The Project will create 4 themed "houses" to "personalize" education. Students have always completed a "core curriculum" that is "personalized" by electives - so what makes the Project better? Perhaps there will be more "specialized" coursework. The Project's segregation is new, with "finance/business" types going to one "house," the "science/techs" to another, "health" to a third, and "human/public services" to a fourth. What will be the result? Expect health providers that are illiterate in broad science/technical issues, scientists who don't understand the impact of their discoveries on society, and public servants who don't have a clue about their effect on business. The logical result of encouraging students to specialize before they develop a broad knowledge base in common with others is a fragmented society -- one unable to communicate with itself.
Students must select their "theme" before entering high school. Given the difficulty a lot of college students have in picking their major, asking an 8th grader to do so seems rediculous. Forcing an 8th grader to make what may be a career-determinative choice before we've given him or her a solid foundation of knowledge is unjust. The choice will likely be made or strongly influenced by "counselors" who can only have limited knowledge of each student's true potential. The end result: Many will wind up in jobs they hate, and without a strong broad foundation that would otherwise enable them to easily retrain for something different.
Each house will have its own administrative and support staff to create "smaller schools." While there may be some studies that suggest smaller schools can help student achievement, it is the subject matter presented and how it is taught that is more important.

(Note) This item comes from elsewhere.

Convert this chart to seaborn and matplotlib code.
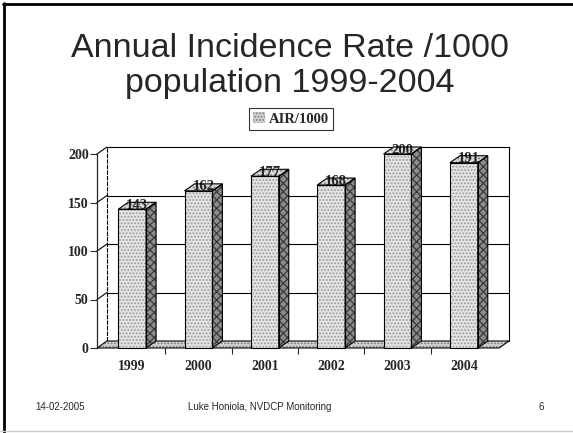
import matplotlib
matplotlib.use("Agg")
import matplotlib.pyplot as plt
from matplotlib.patches import Polygon, Rectangle, Patch
from matplotlib.lines import Line2D
from matplotlib.ticker import FixedLocator
import seaborn as sns
import pandas as pd

# Annual incidence rate per 1000 population
years = ["1999", "2000", "2001", "2002", "2003", "2004"]
air_values = [143, 162, 177, 168, 200, 191]
y_ticks = [0, 50, 100, 150, 200]
series_name = "AIR/1000"

sns.set_style("ticks")
plt.rcParams["font.family"] = ["Liberation Serif", "DejaVu Serif"]
plt.rcParams["hatch.linewidth"] = 0.9

W, H, DPI = 573, 433, 100
fig = plt.figure(figsize=(W / DPI, H / DPI), dpi=DPI)

# axes placed in pixel units
ax_left, ax_right = 97, 499
ax_bottom, ax_top = 348, 154
ax = fig.add_axes([ax_left / W, (H - ax_bottom) / H,
                   (ax_right - ax_left) / W, (ax_bottom - ax_top) / H])

df = pd.DataFrame({"year": years, "air": air_values})
sns.barplot(data=df, x="year", y="air", width=0.42, color="#e4e4e4",
            ax=ax, zorder=3)

xmin, xmax = -0.53, len(years) - 0.47
ymin, ymax = 0, 200
ax.set_xlim(xmin, xmax)
ax.set_ylim(ymin, ymax)

# depth of the 3-D box in data units (10 px right, 7 px up)
px_x = (ax_right - ax_left) / (xmax - xmin)
px_y = (ax_bottom - ax_top) / (ymax - ymin)
dx = 10 / px_x
dy = 7 / px_y

line_kw = dict(color="black", lw=0.8, clip_on=False)

# back wall: gridlines, frame and left side-wall connectors
for v in y_ticks[1:]:
    ax.plot([xmin + dx, xmax + dx], [v + dy, v + dy], zorder=1, **line_kw)
    ax.plot([xmin, xmin + dx], [v, v + dy], zorder=1, **line_kw)
ax.plot([xmin + dx, xmin + dx], [dy, ymax + dy], zorder=1, color="black",
        lw=0.8, ls=(0, (4, 1)), clip_on=False)
ax.plot([xmax + dx, xmax + dx], [dy, ymax + dy], zorder=1, **line_kw)

# floor
floor_pts = [(xmin, 0), (xmax, 0), (xmax + dx, dy), (xmin + dx, dy)]
ax.add_patch(Polygon(floor_pts, closed=True, facecolor="#d4d4d4",
                     edgecolor="#7a7a7a", hatch=".....", lw=0, zorder=2,
                     clip_on=False))
ax.add_patch(Polygon(floor_pts, closed=True, fill=False, edgecolor="black",
                     lw=0.8, zorder=2.5, clip_on=False))

# 3-D faces for each seaborn bar
for bar, val in zip(ax.patches[:len(years)], air_values):
    x0 = bar.get_x()
    w = bar.get_width()
    h = bar.get_height()
    x1 = x0 + w
    bar.set_hatch(".....")
    bar.set_edgecolor("#9a9a9a")
    bar.set_linewidth(0)
    bar.set_zorder(3)

    side = [(x1, 0), (x1 + dx, dy), (x1 + dx, h + dy), (x1, h)]
    top = [(x0, h), (x1, h), (x1 + dx, h + dy), (x0 + dx, h + dy)]
    ax.add_patch(Polygon(side, closed=True, facecolor="#8c8c8c",
                         edgecolor="#3a3a3a", hatch="xxxx", lw=0,
                         zorder=3, clip_on=False))
    ax.add_patch(Polygon(top, closed=True, facecolor="#d8d8d8",
                         edgecolor="#8a8a8a", hatch="....", lw=0,
                         zorder=3, clip_on=False))
    # outlines on top of the value labels
    for poly in (side, top):
        ax.add_patch(Polygon(poly, closed=True, fill=False,
                             edgecolor="black", lw=0.8, zorder=5,
                             clip_on=False))
    ax.add_patch(Rectangle((x0, 0), w, h, fill=False, edgecolor="black",
                           lw=0.8, zorder=5, clip_on=False))
    ax.text(x0 + w / 2 + dx / 2, h + 0.5, f"{val}", ha="center",
            va="baseline", fontsize=10.5, fontweight="bold", zorder=4)

# axes styling
for s in ["top", "right", "bottom"]:
    ax.spines[s].set_visible(False)
ax.spines["left"].set_linewidth(0.9)
ax.spines["left"].set_zorder(6)
ax.set_yticks(y_ticks)
ax.tick_params(axis="y", length=5, width=0.8, pad=1, labelsize=10)
ax.tick_params(axis="x", which="major", length=0, pad=9, labelsize=10)
ax.xaxis.set_minor_locator(FixedLocator([i + 0.5 for i in range(len(years) - 1)]))
ax.tick_params(axis="x", which="minor", length=4, width=0.8, bottom=True)
for lbl in ax.get_xticklabels() + ax.get_yticklabels():
    lbl.set_fontweight("bold")
ax.set_xlabel("")
ax.set_ylabel("")
ax.patch.set_alpha(0)

# legend
handle = Patch(facecolor="#d0d0d0", edgecolor="#808080", hatch=".....", lw=0)
leg = fig.legend([handle], [series_name], loc="center",
                 bbox_to_anchor=(291 / W, 1 - 119 / H), frameon=True,
                 fancybox=False, edgecolor="black", handlelength=0.8,
                 handleheight=0.8, handletextpad=0.3, borderpad=0.3,
                 prop={"family": "Liberation Serif", "weight": "bold",
                       "size": 10.5})
leg.get_frame().set_linewidth(0.8)

# slide title
title_kw = dict(ha="center", va="baseline", fontsize=24.5,
                family=["Liberation Sans", "DejaVu Sans"])
fig.text(290 / W, 1 - 57 / H, "Annual Incidence Rate /1000", **title_kw)
fig.text(290 / W, 1 - 92 / H, "population 1999-2004", **title_kw)

# footer
foot_kw = dict(va="center", fontsize=7, family=["Liberation Sans", "DejaVu Sans"])
fig.text(35 / W, 1 - 407 / H, "14-02-2005", ha="left", **foot_kw)
fig.text(260 / W, 1 - 407 / H, "Luke Honiola, NVDCP Monitoring", ha="center", **foot_kw)
fig.text(541 / W, 1 - 407 / H, "6", ha="center", **foot_kw)

# slide border
fig.add_artist(Line2D([3 / W, 1], [1 - 4 / H, 1 - 4 / H], color="black",
                      lw=2, transform=fig.transFigure))
fig.add_artist(Line2D([4 / W, 4 / W], [0, 1 - 3 / H], color="black",
                      lw=2, transform=fig.transFigure))
fig.add_artist(Line2D([0, 1], [2 / H, 2 / H], color="#cccccc",
                      lw=1, transform=fig.transFigure))

fig.savefig("out.png", dpi=DPI)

This is where the real beneficiaries of the Project become apparent. In an era where public funds are becoming scarce, we are spending 37 million dollars to create a facility that will require administrations in quadruplicate -- ensuring that more funds will be required for administrators and support on an annual basis. Administrators and support staff don't teach. The end result will be a more expensive system with no return for the investment.
Class and "work place learning" will be connected through "focused" courses and "mandatory internships." This begs the questions "What workplace?" "What is the focus?" "Who will get the interns?" Workplace learning is labor intensive specialized learning. It is what normally happens when one starts on the job. Since this is going to happen anyway -- with the student's first "real job," which might not even exist in this area -- what purpose is served by a "mandatory" internship? Time in high school is precious -- the last opportunity for many to take purely academic pursuits. The time should not be wasted by forcing students to take jobs they don't want.
Don't expect the Millenium Project to accomplish anything for the students. Do expect it to create jobs for those already milking the system.